10 de julho de 2009

Cavalos do amanhecer




Há um livro precioso de Mario Arregui chamado "Cavalos do amanhecer", que pode ser facilmente encontrado nas livrarias ou nos sebos. A nota bibliográfica da edição que eu tenho não dá dicas sobre qual livro do escritor uruguaio foi traduzido. Suponho que tenha sido seu primeiro, "Noche de San Juan y otros cuentos", de 1956. Arregui está tão esquecido que não consigo encontrar seus livros nem em espanhol em livraria nenhuma, inclusive do Uruguai. Aceito sugestões.

Os oito contos da obra são magníficos, são uma aula de literatura. É o tipo de leitura da qual nunca saímos sem pensar que o melhor é não escrevermos nada nunca mais. No conto de abertura, "Noite de São João", lemos a tradução de Sérgio Faraco:

Depois de muitos dias consumidos em tropeadas por campos e caminhos onde o outono semeava suas mil mortes, regressava Francisco Reyes ao povoado. Era um entardecer límpido e alto como a espada vitoriosa de um anjo, e cem fogueiras dispersas anunciavam o nascimento da noite de São João. Os cascos do cavalo golpeavam sonora e compassadamente a branca carreteira, e ele abria com avidez os olhos para os cordiais fogos dos homens e o balbuciar das primeiras estrelas. Seu peito também se abria, docemente se abria e se dilatava para antigas ternuras, recordações ainda palpitantes que o alcançavam desde o sítio onde se esconde a infância. Seu coração disparava como o de um menino.

É muito mais do que um relato sobre gaúchos, é um relato universal, no melhor sentido da palavra, a despeito do debate entre Atiq Rahimi e Bernardo Carvalho na Flip. Francisco Reyes remói a sua solidão entre os lençóis de uma prostituta, conhecida antiga. Ao sair da casa dessas mulheres da vida, Reyes conhece Ofélia:

Longos minutos permaneceram assim, como dois náufragos arrojados pelo destino na concavidade de uma mesma onda.

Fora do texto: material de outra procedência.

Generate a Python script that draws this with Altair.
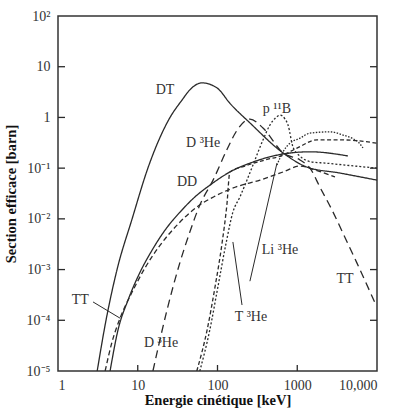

Em seguida vem o conto "Os contrabandistas". O contexto em que se passa a história foi muito bem explicado pelo jornalista Gilberto Pereira. Pouco depois, o notável "Cavalos do amanhecer", que narra a fuga de Martiniano, que já enfrentara duas guerras e não queria lutar a terceira. Percebemos o nervosimos e a covardia do herói:

Interrompeu-o a entrada de Correntino, com latidos que eram um único latido (ele saíra do rancho, recorrera as cercanias e voltava sobrecarregado de alarmas). Martiniano calou-o com um grito rouco e um pontapé, o cão refugiou-se debaixo do catre do garoto. Este despertou-se e ergueu-se.

Martiniano decide se esconder no poço ao lado de sua casa e deixa a mulher o filho se entenderem com os ginetes que se aproximam.

O próximo conto, "Diego Alonso", é dos que mais gostei. Conta a história de um conflito silencioso, suspenso por um um terror tênue e assustadiço, que qualquer sussurro poderia derrubar. Diego Alonso e o barbeiro estão enamorados pela mesma mulher. Quando Diego aparece na barbearia, percebe-se que é hora do confronto.

"Lua de outubro" é a próxima narrativa. Fala de Pedro Arzábal e de sua aventura na casa dos Lopes, com a menina Leonor.

O livro inteiro é permeado por um lirismo assustador, que faz com que sua leitura seja essencial e urgente.